-- BEGIN --

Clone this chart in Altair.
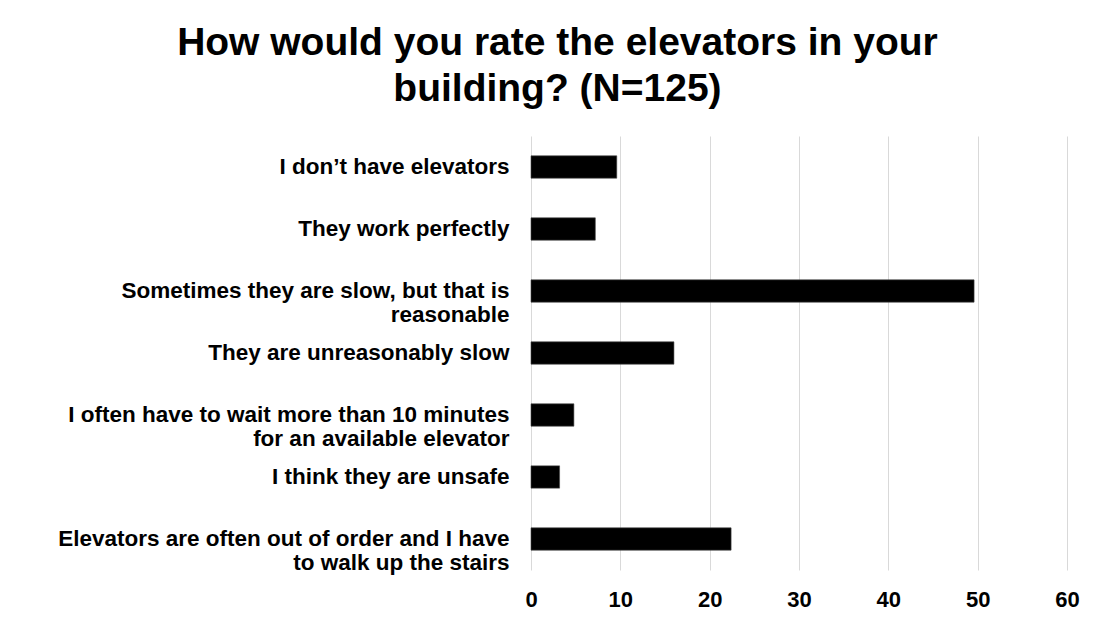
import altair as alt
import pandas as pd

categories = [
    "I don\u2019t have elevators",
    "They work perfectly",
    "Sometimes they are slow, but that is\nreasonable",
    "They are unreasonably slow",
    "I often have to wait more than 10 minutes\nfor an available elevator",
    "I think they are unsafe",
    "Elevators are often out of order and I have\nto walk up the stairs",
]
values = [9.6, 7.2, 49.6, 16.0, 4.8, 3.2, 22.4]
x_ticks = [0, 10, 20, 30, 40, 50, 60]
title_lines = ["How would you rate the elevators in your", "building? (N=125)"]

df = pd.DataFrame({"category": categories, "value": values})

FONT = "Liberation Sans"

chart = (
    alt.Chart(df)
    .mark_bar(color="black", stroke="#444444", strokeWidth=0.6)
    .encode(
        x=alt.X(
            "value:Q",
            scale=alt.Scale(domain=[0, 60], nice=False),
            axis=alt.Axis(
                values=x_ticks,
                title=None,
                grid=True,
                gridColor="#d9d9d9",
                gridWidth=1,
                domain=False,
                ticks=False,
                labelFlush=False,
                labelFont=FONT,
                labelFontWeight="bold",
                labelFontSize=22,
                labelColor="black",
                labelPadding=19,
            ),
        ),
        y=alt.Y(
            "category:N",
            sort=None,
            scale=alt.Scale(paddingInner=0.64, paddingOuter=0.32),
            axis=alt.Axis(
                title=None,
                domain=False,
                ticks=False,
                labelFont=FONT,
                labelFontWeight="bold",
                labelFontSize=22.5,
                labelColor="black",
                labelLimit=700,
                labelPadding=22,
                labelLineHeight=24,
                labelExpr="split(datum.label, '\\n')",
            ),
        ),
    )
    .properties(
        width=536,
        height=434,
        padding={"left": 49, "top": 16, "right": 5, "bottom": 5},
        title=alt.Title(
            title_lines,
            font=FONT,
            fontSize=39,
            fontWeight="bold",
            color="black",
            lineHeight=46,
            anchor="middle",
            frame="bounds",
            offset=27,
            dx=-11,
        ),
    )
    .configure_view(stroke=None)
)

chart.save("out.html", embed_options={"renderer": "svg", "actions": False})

-- END --

Exercise goal
Reproduce the material word for word. Any pictures should be left out of the copy.

Written solution
Clone this chart in Altair.
import altair as alt
import pandas as pd

categories = [
    "I don\u2019t have elevators",
    "They work perfectly",
    "Sometimes they are slow, but that is\nreasonable",
    "They are unreasonably slow",
    "I often have to wait more than 10 minutes\nfor an available elevator",
    "I think they are unsafe",
    "Elevators are often out of order and I have\nto walk up the stairs",
]
values = [9.6, 7.2, 49.6, 16.0, 4.8, 3.2, 22.4]
x_ticks = [0, 10, 20, 30, 40, 50, 60]
title_lines = ["How would you rate the elevators in your", "building? (N=125)"]

df = pd.DataFrame({"category": categories, "value": values})

FONT = "Liberation Sans"

chart = (
    alt.Chart(df)
    .mark_bar(color="black", stroke="#444444", strokeWidth=0.6)
    .encode(
        x=alt.X(
            "value:Q",
            scale=alt.Scale(domain=[0, 60], nice=False),
            axis=alt.Axis(
                values=x_ticks,
                title=None,
                grid=True,
                gridColor="#d9d9d9",
                gridWidth=1,
                domain=False,
                ticks=False,
                labelFlush=False,
                labelFont=FONT,
                labelFontWeight="bold",
                labelFontSize=22,
                labelColor="black",
                labelPadding=19,
            ),
        ),
        y=alt.Y(
            "category:N",
            sort=None,
            scale=alt.Scale(paddingInner=0.64, paddingOuter=0.32),
            axis=alt.Axis(
                title=None,
                domain=False,
                ticks=False,
                labelFont=FONT,
                labelFontWeight="bold",
                labelFontSize=22.5,
                labelColor="black",
                labelLimit=700,
                labelPadding=22,
                labelLineHeight=24,
                labelExpr="split(datum.label, '\\n')",
            ),
        ),
    )
    .properties(
        width=536,
        height=434,
        padding={"left": 49, "top": 16, "right": 5, "bottom": 5},
        title=alt.Title(
            title_lines,
            font=FONT,
            fontSize=39,
            fontWeight="bold",
            color="black",
            lineHeight=46,
            anchor="middle",
            frame="bounds",
            offset=27,
            dx=-11,
        ),
    )
    .configure_view(stroke=None)
)

chart.save("out.html", embed_options={"renderer": "svg", "actions": False})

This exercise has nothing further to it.